It’s time for my 10 a.m. interview with JJ Grey, but there’s no answer on the other line. “Great,” I think—yet another groggy rock star still recovering from the night before. Does he remember the appointment? Does he even know where his phone is? So typical.
When he calls me back, 30 seconds later, he apologizes profusely. Turns out he was just doing some work around his 20-acre plot of land and happened to have the ringer down too low. You know what assuming does.
There’s a genuine quality that comes across when talking to Grey. The whiskey-soaked tinge you hear on record exists in his speaking voice, too. There’s no pretending going on.
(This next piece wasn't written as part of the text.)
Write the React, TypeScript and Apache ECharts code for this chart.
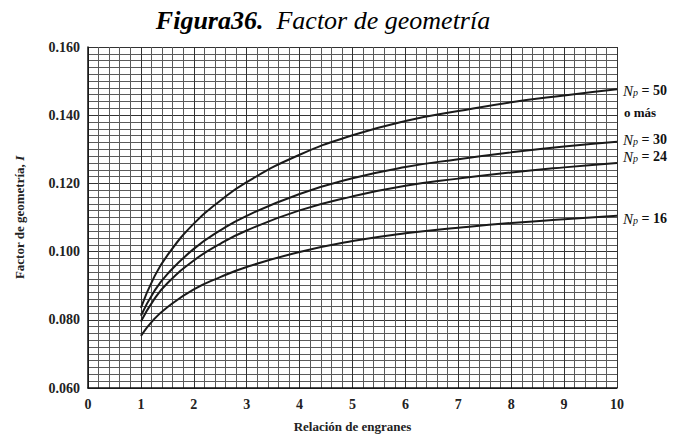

Grey has lived around the swamps outside of Jacksonville his entire life. He was introduced to music the way many others have been—whatever the parents happened to be listening to at the time. “They listened to a little bit of everything, from KC and the Sunshine Band to Lynyrd Skynyrd, but what really stuck with me were songwriters that told a story. Nashville guys like Big Bad John and Jim Reeves were big for me.”
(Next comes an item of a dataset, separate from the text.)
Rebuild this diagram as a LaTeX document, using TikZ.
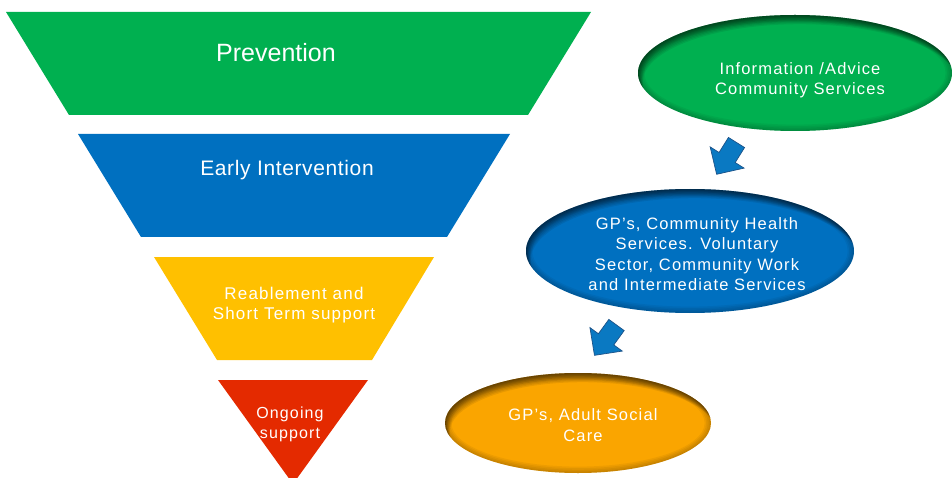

We’ve all heard the stories of life-defining moments that leave musicians writing songs their entire careers. Grey never had one of those, but over time, he knew the path he was headed down. “It was definitely a process. I had been doing music for a while, but it took me a few years to realize I needed to quit surfing or chasing girls so much if I wanted the music thing to go anywhere,” he says with a chuckle.
When he first started writing, Grey tried to tell stories that really weren’t his. It didn’t take long to realize that, for him, the approach wasn’t working. “It’s just easier for me to tell stories of something I saw or something that I’ve been a part of,” he says. First-hand experience reigns supreme in his work.
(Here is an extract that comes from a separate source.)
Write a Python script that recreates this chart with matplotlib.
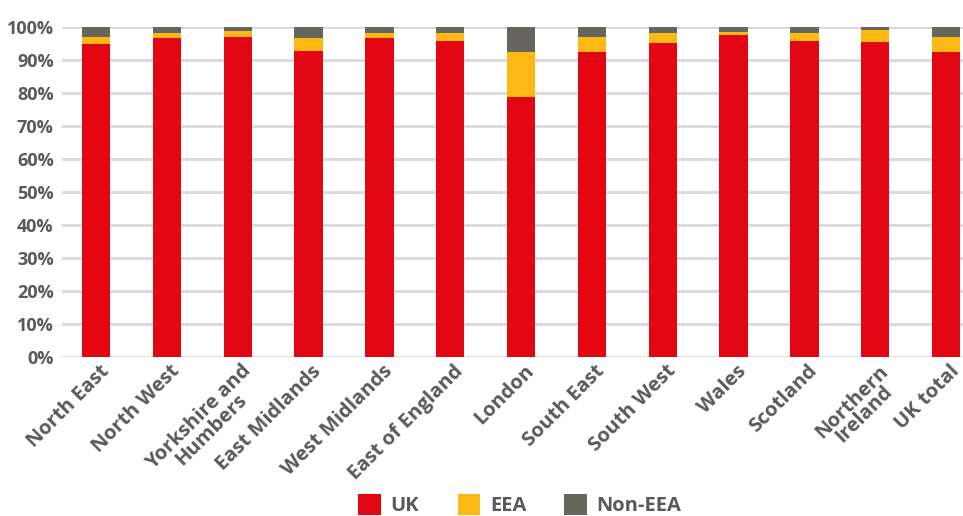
import matplotlib.pyplot as plt
import matplotlib.transforms as mtransforms
import numpy as np

regions = ['North East', 'North West', 'Yorkshire and\nHumbers', 'East Midlands',
           'West Midlands', 'East of England', 'London', 'South East', 'South West',
           'Wales', 'Scotland', 'Northern\nIreland', 'UK total']
uk = [94.8, 96.5, 96.8, 92.8, 96.5, 95.8, 78.9, 92.5, 95.2, 97.4, 95.8, 95.5, 92.5]
eea = [2.2, 1.5, 1.8, 3.7, 1.6, 2.3, 13.4, 4.5, 3.0, 1.1, 2.4, 3.4, 4.5]
non_eea = [3.0, 2.0, 1.4, 3.5, 1.9, 1.9, 7.7, 3.0, 1.8, 1.5, 1.8, 1.1, 3.0]

colors = ['#E30613', '#FDB913', '#66665F']
text_col = '#595959'
plt.rcParams['font.family'] = 'Open Sans'
plt.rcParams['font.weight'] = 'bold'

fig = plt.figure(figsize=(9.63, 5.16), dpi=100)
ax = fig.add_axes([0.0644, 0.308, 0.9356, 0.640])

x = np.arange(len(regions))
uk_a = np.array(uk)
eea_a = np.array(eea)
non_a = np.array(non_eea)
w = 0.4
ax.bar(x, uk_a, w, color=colors[0], label='UK', zorder=3)
ax.bar(x, eea_a, w, bottom=uk_a, color=colors[1], label='EEA', zorder=3)
ax.bar(x, non_a, w, bottom=uk_a + eea_a, color=colors[2], label='Non-EEA', zorder=3)

ax.set_ylim(0, 100)
ax.set_xlim(-0.48, 12.24)
ax.set_yticks(range(0, 101, 10))
ax.set_yticklabels([f'{v}%' for v in range(0, 101, 10)], fontsize=13,
                   color=text_col, fontweight='bold')
ax.yaxis.grid(True, color='#D9D9D9', linewidth=2, zorder=0)
ax.tick_params(length=0, pad=6)
for s in ax.spines.values():
    s.set_visible(False)

ax.set_xticks(x)
ax.set_xticklabels(regions, rotation=45, ha='right', rotation_mode='anchor',
                   fontsize=14.5, color=text_col, fontweight='bold',
                   multialignment='center', linespacing=0.85)
ax.tick_params(axis='x', pad=3)
# nudge the slanted labels a little to the right of the bar centres
shift = mtransforms.ScaledTranslation(3 / 100, 0, fig.dpi_scale_trans)
for lbl in ax.get_xticklabels():
    lbl.set_transform(lbl.get_transform() + shift)

leg = fig.legend(loc='center', bbox_to_anchor=(0.54, 0.021), ncol=3,
                 frameon=False, fontsize=14.5, handlelength=1.1, handleheight=1.25,
                 columnspacing=1.9, handletextpad=0.5)
for t in leg.get_texts():
    t.set_color(text_col)
    t.set_fontweight('bold')

fig.savefig('out.png', dpi=100)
One thing that Grey stresses throughout our chat is the importance of spontaneity to his songwriting process. “You never know when you’re going to get an idea. You have to be ready for it when it comes.” Because of this, he has groomed the ability to play all instruments on his records. His self-deprecating humor comes out quickly when talking about this, though. “I’m not really good at any of the instruments I play. I just need to be able to play everything so I can hammer out an idea and write that tune while it’s there in my head. I’m certainly no virtuoso.” Don’t let him fool you. He knows what he’s doing.
Grey has recorded all of his albums in St. Augustine’s Retrophonics studio. That name really does say it all. He records on two-inch tape to preserve the thick, warm sound he has become known for. It’s vintage in the most complimentary way.
As varied as they are, it’s easy to point to the bands that have been touchstones for Grey and his band, Mofro. The sound is homage to the blues-based funky soul music that the Muscle Shoals Sound Studio unleashed on the world in the late 60s and early 70s. Horns, keyboards, and harmonicas all play a big role. It’s going to make you move.
There’s plenty of straightforward rock and roll in the mix, too. Creedence Clearwater Revival is an undeniable influence. Grey’s gritty vocals hearken back to Joe Cocker. It comes from a lot of places, but in the end, it’s distinctly Southern.
When comparing the road and the studio, Grey knows exactly where his strength lies. “When you’re on the road all the time, you become comfortable up there.”
He tries his best to have his mind on nothing but the show when performing. “The best mindset is to have no mindset. Expectations kill everything. They destroy what could be a great thing. Whatever happens, happens. You have to let the night ride.”
It’s that attitude that sums up everything you need to know about JJ Grey. Carefree and genuine, his music gives you a chance to let go for an hour or two. And when you do that, anything can happen.
JJ GREY & MOFRO
WHEN: Doors open at 8 p.m., show begins at 9:30 p.m. Tuesday, Feb. 1
WHERE: Phineas Phogg’s in Seville Quarter, 130 E. Government St.